A most welcome reprinting of what until 2017 was one of Stephen King’s scarcest books.
Anyone who’s seen Wrightson’s art in the initial run of SWAMP THING, Stephen King’s CYCLE OF THE WEREWOLF and elsewhere will understand my effusiveness. No other artist had such a flair for the horrific, with a grasp of lighting and composition that remain second to none and a style and viewpoint you won’t mistake for anyone else’s. CREEPSHOW contains some of Wrightson’s finest work, set down in very old school coloring and layout that were wisely preserved in this reprint edition (meaning Gallery 13 wisely bypassed the “digital enhancement” comic reprint craze).
No other artist had such a flair for the horrific…
The script of the movie is followed quite closely, although the wraparound segment, involving a boy getting revenge on his father for throwing out the comic book whose contents provide the five stories, isn’t present. Wrightson certainly puts his stamp on the material, which is done in the style of the 1950s-era EC Comics that inspired King and Romero, complete with a Crypt Keeper-esque zombie host who introduces each tale and offers sardonic commentary throughout.
The script of the movie is followed quite closely…
The first story is “Father’s Day,” about a murdered man’s beyond-the-grave revenge on his murderous widow. It’s followed by “The Lonesome Death of Jordy Verrill,” a “Colour Out of Space” inspired account of a hick turned into a fungoid monster by a meteorite that unleashes a deadly contagion. “The Crate” involves an old create containing a hungry man-eating something and a janitor’s ultra-bitchy wife, while in “Something to Tide You Over” a jealous husband murders his philandering wife and her lover in a most macabre fashion, only to have the tables turned on him.
Finally, in “They’re Creeping Up On You,” a rich hypochondriac gets his comeuppance in the form of cockroaches, shown massing in his apartment in a manner that wasn’t possible in the movie, and depicted in spectacularly gruesome fashion on the unforgettable final page, which registers as one of Wrightson’s signature images.
If there’s a weak link here, it would be the script by Stephen King, which is marked by great conceptions and not-so-great conclusions.
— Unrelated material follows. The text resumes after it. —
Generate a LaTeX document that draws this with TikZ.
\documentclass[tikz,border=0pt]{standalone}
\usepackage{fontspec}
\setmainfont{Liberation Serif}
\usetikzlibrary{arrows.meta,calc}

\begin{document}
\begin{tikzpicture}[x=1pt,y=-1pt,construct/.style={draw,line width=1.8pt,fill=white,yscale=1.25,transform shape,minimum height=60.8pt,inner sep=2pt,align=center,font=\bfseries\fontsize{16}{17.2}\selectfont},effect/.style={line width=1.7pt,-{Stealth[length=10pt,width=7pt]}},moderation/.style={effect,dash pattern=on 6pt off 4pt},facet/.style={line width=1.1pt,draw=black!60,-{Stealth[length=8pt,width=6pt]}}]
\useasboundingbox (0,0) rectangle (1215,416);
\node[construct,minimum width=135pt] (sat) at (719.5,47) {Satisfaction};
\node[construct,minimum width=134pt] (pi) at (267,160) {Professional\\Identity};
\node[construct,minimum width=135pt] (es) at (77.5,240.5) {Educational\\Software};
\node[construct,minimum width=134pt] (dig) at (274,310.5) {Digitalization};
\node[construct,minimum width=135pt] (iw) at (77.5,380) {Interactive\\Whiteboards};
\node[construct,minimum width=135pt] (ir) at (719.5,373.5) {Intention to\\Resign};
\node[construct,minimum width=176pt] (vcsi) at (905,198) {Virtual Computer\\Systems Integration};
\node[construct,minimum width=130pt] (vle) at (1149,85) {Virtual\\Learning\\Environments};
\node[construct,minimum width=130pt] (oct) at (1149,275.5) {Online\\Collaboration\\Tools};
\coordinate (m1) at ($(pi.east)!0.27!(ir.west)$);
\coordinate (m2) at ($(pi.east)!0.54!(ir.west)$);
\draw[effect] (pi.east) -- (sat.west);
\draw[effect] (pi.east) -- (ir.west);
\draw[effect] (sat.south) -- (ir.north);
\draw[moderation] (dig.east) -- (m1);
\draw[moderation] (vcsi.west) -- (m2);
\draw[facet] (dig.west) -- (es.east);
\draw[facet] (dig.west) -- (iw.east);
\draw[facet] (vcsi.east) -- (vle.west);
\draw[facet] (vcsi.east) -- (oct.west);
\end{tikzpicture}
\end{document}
Endings have always been King’s major weakness as a storyteller, and that’s evident here in the coda to “The Lonesome Death of Jordy Verrill,” which fizzles out in a very un-DC Comics manner, and also those of “The Crate” and “They’re Creeping Up On You,” marked by twists aren’t exactly difficult to foresee. “Father’s Day” is the only one of the tales with an ending that really satisfies. Again, though, it’s not the scripting that makes CREEPSHOW the vital book it is, but the artwork, in which area it simply cannot be faulted.